## Exercise requirements
Copy every line of the listing that holds the string "matplotlib".

## Input for this task
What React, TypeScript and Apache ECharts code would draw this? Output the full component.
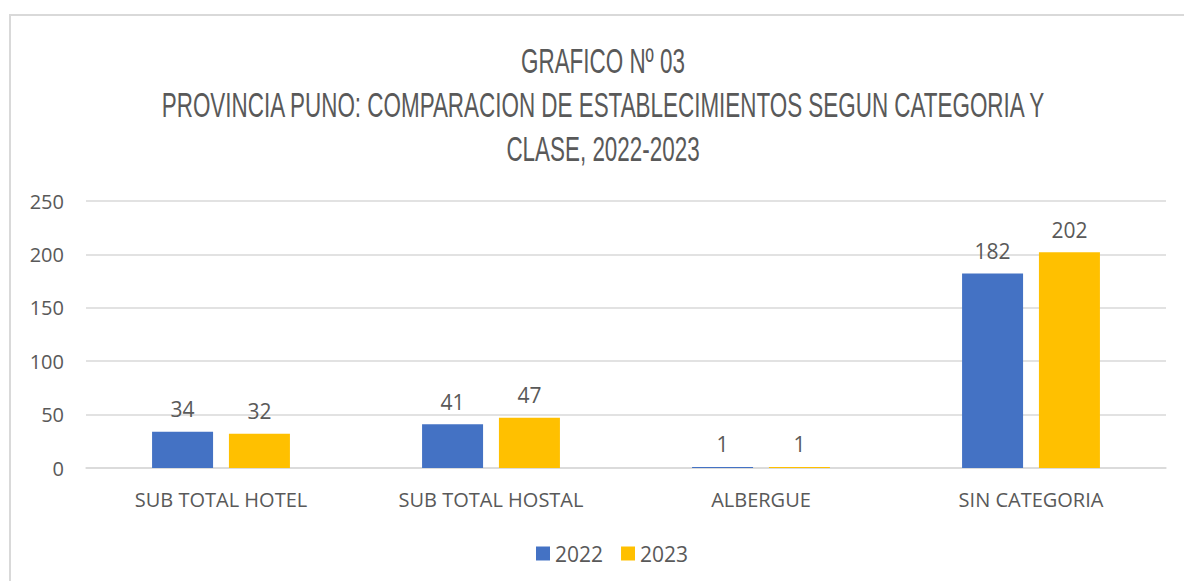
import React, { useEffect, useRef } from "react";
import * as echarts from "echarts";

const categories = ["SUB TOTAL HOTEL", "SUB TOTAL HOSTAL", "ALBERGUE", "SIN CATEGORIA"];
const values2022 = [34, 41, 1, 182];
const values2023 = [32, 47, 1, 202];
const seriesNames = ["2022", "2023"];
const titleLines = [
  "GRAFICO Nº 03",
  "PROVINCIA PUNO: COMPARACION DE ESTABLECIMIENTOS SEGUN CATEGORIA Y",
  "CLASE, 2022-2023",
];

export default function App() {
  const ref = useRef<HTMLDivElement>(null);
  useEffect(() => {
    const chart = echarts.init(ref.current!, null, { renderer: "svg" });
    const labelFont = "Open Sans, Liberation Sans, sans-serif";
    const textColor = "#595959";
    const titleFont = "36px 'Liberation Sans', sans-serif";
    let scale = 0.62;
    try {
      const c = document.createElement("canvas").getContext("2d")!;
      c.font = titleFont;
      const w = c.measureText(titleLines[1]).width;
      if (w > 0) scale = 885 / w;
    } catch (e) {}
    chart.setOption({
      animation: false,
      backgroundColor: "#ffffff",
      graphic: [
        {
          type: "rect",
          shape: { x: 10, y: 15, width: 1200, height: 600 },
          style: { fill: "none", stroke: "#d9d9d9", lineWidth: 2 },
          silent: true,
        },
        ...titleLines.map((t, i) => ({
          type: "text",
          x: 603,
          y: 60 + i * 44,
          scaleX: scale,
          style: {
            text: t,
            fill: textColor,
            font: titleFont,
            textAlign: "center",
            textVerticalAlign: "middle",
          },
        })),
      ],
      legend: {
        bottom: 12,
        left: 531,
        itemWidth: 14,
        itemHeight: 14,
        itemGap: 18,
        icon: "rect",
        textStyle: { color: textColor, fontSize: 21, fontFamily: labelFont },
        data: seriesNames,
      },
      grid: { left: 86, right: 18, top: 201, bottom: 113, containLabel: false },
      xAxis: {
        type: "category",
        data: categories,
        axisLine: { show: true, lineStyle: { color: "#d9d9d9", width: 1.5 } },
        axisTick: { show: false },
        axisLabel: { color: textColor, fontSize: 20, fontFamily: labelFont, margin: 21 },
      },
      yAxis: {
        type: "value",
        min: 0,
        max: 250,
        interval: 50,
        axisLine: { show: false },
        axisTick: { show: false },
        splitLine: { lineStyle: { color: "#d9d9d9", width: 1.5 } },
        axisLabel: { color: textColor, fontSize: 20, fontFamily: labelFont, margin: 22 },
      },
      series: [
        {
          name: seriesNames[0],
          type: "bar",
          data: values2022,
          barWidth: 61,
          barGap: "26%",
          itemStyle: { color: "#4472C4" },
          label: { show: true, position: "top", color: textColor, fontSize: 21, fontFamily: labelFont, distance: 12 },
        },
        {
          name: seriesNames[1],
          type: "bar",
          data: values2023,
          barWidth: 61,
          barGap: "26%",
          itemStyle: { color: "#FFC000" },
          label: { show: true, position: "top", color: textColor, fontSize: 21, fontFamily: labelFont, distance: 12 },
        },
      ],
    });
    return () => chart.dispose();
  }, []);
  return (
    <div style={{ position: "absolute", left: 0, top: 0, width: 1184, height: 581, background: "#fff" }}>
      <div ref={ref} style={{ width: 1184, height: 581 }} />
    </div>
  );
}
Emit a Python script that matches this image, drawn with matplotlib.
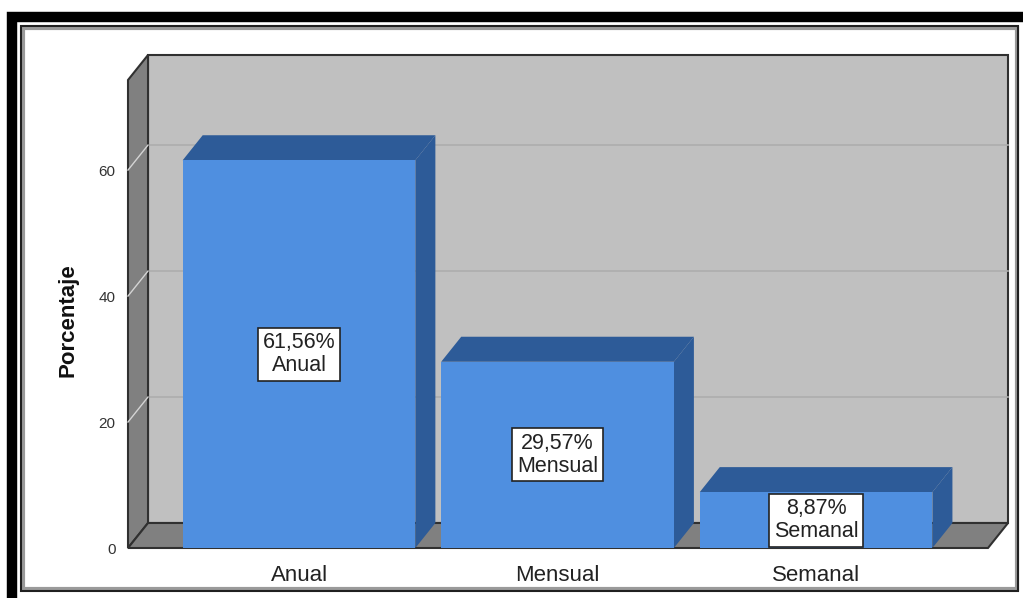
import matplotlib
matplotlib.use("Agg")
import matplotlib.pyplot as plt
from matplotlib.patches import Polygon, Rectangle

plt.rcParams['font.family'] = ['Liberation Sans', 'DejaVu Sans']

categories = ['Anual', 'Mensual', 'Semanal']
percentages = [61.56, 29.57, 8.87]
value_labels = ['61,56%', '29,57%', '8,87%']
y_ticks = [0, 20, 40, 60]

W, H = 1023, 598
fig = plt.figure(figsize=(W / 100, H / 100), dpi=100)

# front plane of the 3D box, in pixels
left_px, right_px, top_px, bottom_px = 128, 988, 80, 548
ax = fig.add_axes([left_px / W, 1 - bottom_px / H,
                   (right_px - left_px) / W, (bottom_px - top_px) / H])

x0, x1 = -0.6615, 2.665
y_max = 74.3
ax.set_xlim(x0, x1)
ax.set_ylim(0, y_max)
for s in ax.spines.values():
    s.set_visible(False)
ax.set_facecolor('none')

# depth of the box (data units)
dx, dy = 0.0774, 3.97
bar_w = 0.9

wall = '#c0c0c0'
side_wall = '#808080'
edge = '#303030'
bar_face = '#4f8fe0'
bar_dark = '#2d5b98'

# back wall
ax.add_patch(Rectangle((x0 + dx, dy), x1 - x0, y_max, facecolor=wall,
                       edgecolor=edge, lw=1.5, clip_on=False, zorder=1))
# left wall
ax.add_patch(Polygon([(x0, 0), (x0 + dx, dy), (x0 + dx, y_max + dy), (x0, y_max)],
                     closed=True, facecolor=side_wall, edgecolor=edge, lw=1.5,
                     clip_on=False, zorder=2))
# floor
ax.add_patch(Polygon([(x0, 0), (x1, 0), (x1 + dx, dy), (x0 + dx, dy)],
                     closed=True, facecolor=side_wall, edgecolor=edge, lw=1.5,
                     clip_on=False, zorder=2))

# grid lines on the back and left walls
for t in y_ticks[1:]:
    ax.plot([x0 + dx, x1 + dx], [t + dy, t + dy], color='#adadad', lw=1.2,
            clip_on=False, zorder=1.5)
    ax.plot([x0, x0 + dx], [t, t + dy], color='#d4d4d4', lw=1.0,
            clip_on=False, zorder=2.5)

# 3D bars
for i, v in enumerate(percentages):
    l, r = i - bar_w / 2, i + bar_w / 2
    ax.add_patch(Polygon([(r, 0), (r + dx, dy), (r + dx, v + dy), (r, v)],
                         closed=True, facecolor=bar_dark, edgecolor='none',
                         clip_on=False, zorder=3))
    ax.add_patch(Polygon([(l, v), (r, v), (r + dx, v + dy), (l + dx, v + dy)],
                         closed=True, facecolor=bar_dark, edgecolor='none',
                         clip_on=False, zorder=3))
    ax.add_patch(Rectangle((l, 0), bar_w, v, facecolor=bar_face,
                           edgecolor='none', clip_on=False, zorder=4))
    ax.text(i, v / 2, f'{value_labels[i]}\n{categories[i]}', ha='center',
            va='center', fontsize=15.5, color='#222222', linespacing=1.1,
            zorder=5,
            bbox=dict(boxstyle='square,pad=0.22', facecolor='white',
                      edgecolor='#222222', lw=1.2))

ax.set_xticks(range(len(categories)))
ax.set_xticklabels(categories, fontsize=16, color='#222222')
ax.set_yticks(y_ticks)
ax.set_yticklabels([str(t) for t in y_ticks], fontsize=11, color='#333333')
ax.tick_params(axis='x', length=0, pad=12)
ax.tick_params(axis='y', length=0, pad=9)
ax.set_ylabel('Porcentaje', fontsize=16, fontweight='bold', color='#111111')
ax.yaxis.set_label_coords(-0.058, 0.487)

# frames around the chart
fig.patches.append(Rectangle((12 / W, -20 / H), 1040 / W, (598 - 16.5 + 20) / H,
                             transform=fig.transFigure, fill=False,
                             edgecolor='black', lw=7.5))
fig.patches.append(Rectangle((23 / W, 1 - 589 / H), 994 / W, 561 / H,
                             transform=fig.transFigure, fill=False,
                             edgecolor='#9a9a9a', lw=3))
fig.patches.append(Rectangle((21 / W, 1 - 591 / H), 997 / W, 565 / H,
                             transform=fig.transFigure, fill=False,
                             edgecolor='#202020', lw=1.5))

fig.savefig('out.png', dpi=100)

## Result for this exercise
Emit a Python script that matches this image, drawn with matplotlib.
import matplotlib
matplotlib.use("Agg")
import matplotlib.pyplot as plt
from matplotlib.patches import Polygon, Rectangle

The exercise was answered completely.